**Requirement**:
Copy each line below that includes "matplotlib".

**Information shown**:
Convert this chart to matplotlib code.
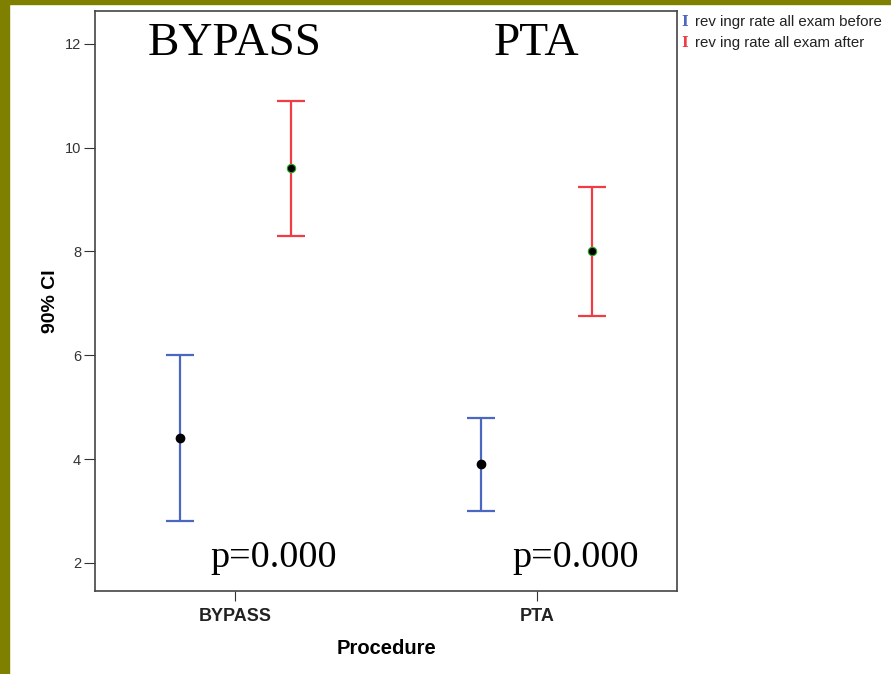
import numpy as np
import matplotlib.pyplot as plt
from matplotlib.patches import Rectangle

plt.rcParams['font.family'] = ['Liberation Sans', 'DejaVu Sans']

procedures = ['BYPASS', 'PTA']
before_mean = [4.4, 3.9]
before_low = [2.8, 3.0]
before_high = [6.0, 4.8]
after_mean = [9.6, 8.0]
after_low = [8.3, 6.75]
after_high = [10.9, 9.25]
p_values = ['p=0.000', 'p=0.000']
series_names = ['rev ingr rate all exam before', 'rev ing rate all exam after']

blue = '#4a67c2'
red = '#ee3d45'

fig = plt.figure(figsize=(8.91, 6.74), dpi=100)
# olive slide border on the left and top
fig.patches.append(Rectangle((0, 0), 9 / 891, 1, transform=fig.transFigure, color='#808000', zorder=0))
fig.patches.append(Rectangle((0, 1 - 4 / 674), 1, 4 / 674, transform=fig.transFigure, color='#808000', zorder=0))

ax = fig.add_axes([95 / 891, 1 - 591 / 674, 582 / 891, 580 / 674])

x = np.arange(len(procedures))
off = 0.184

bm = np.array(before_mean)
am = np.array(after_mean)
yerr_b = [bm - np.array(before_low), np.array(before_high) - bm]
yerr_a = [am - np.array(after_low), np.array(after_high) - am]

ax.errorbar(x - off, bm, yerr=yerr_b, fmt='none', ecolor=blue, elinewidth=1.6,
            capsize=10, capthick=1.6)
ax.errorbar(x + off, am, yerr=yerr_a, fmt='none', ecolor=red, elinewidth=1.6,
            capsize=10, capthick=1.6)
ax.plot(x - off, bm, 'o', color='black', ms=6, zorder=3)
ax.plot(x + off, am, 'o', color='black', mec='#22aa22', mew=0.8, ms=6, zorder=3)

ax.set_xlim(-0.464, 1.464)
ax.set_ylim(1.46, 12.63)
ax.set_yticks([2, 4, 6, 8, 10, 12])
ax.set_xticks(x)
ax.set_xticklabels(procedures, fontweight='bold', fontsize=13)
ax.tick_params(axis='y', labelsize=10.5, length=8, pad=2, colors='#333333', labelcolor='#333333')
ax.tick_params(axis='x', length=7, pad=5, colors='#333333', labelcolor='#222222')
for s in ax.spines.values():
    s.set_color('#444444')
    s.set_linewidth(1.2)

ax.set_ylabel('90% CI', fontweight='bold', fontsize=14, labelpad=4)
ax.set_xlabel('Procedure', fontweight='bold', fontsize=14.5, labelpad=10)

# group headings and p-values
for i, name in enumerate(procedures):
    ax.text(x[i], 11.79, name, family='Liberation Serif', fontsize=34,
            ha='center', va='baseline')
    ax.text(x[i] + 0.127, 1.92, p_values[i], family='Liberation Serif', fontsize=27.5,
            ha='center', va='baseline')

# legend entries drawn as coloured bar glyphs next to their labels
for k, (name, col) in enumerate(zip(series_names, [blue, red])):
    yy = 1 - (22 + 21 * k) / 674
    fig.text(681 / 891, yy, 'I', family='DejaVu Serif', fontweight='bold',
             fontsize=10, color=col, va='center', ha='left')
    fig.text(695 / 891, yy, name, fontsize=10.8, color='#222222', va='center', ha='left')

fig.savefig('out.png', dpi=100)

**Expected answer**:
Convert this chart to matplotlib code.
import matplotlib.pyplot as plt
from matplotlib.patches import Rectangle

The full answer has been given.